My name wasn’t in the credits.
Until recently, the idea of an electronic text seemed to me to be very much like a print text, but easier to access due to the internet. When choosing an electronic text, I had no idea where to start, because I assumed most of them would be relatively similar. As I scrolled through the Electronic text archive, I passed the category of “Games.” Being a fairly avid gamer for most of my life, this sounded appealing, and so I selected the first one available, titled “All Roads.”
From the beginning, even before I began the text, I took note of some obvious differences between this game and print texts. Not once in my life have I ever had to download a program in order to read a book. Books are self-contained entities, whereas this text was a script that couldn’t be read on its own. As I started “reading” the text, I began to notice that the text was dependant on more than just a program.
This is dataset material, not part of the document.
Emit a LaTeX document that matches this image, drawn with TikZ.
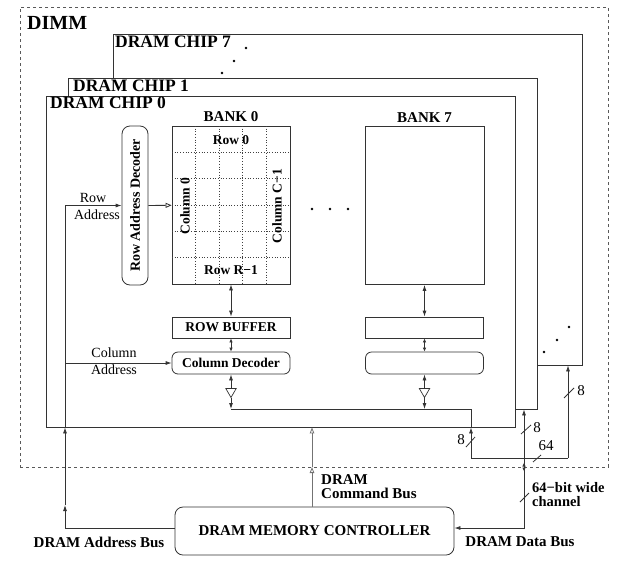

The way “All Roads” functions is by providing a small amount of text and a line where the reader can type commands. After reading the text, the reader decides what command seems relevant, and inputs it. Based on the command, the text will either progress forward, or not. If there was a locked door, I would need to find a command that enabled the character (whose thought processes were exactly like my own, in that I was controlling them) to unlock the door, but using clues from the previous text, such as “a guard dropped a key.”
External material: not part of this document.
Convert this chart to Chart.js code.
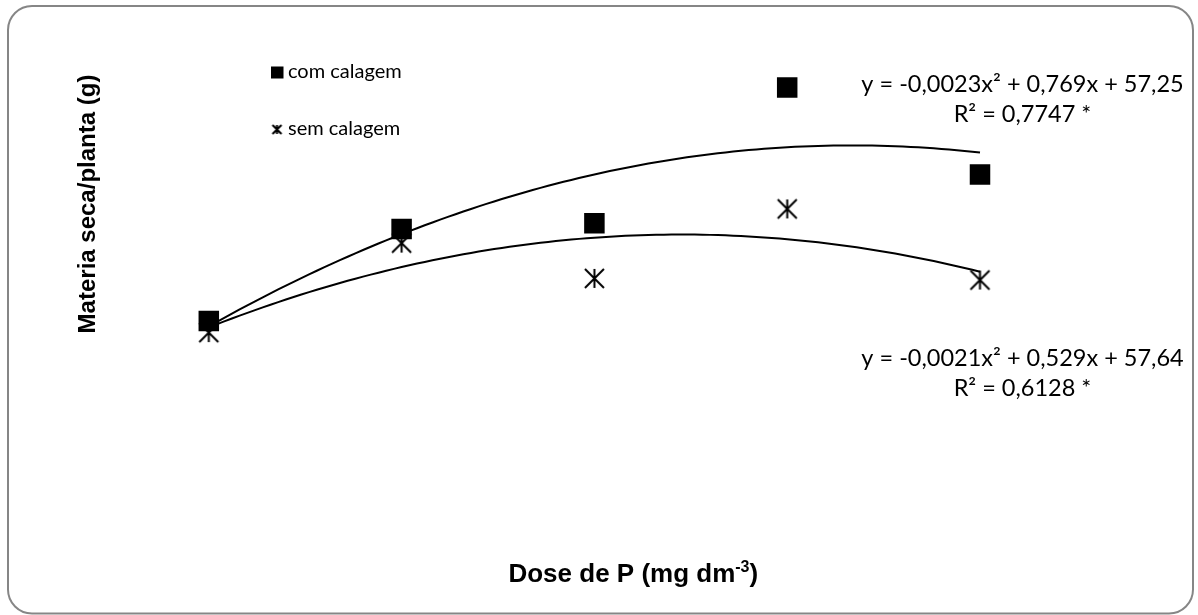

With a book, the narrative moves forward in a linear fashion on its own. The writer writes it, and anyone, provided they have a grasp of the language the text is written in, can read it. The reader reads and interprets the text to the best of his or her ability. Without the reader, the text still stands. If a person decides halfway through reading a print text that the text is frustrating, the reader can stop reading the text with absolutely no consequence for the book. This may seem like an absurd statement, but when electronic texts are considered, it becomes relevant.
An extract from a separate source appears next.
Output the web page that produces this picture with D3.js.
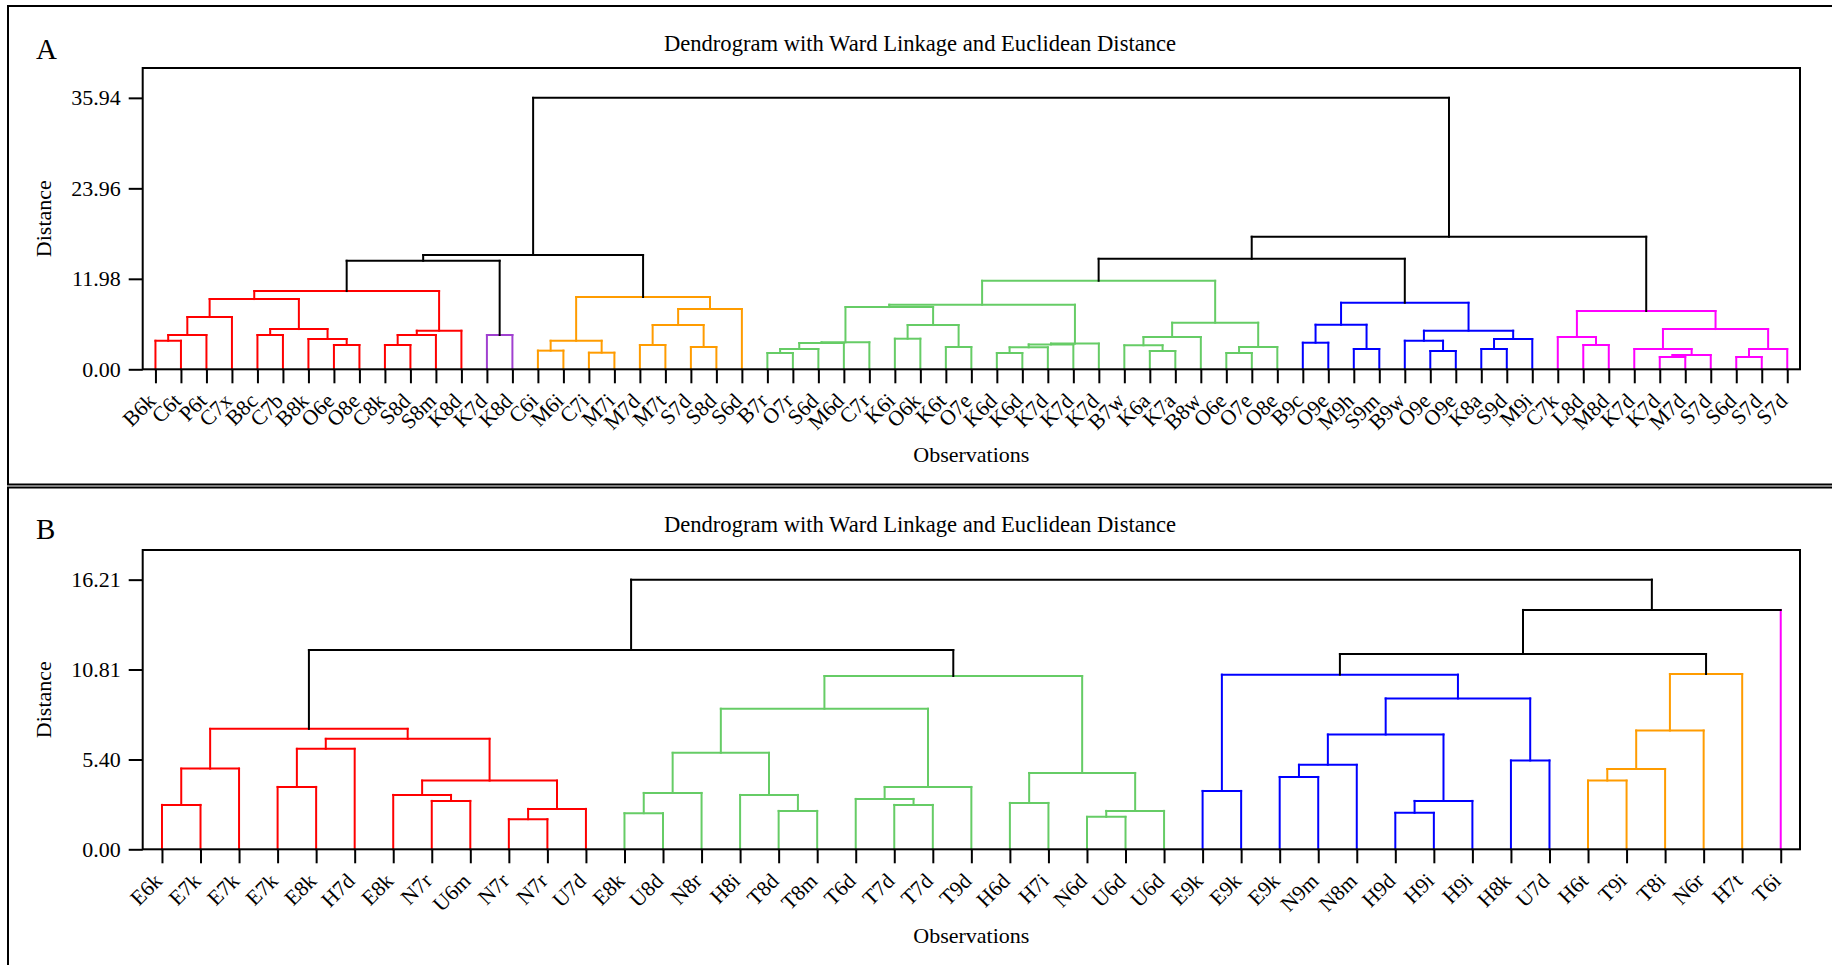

Without my help, “All Roads” could not move forward. Not only was I charged with interpreting the work, but my interpretation of the work had a direct effect on the work itself. If I failed to interpret the significance of a certain passage, that passage would be the last part of the text I read. Sven Birkerts would be absolutely terrified of a work such as this, where process applies not only to creating the text, but reading it as well. Birkerts emphasizes that a text is the product of a writer, and he would be stunned to find the reader contributing to a work as much as is required by an electronic text-based game. In reality, not only was an electronic text more difficult to access, but it asked more of me than any book ever has.

great start with this; the process vs. product seems a key link. you get to a fascinating idea, and perhaps some good counteragrument: this electronic text demands really intense reader interpretation, it is more serious than a typical novel.
you might check out shelley jackson’s essay on why she likes hypertext: it includes her notion that she wants readers who are willing to stop reading.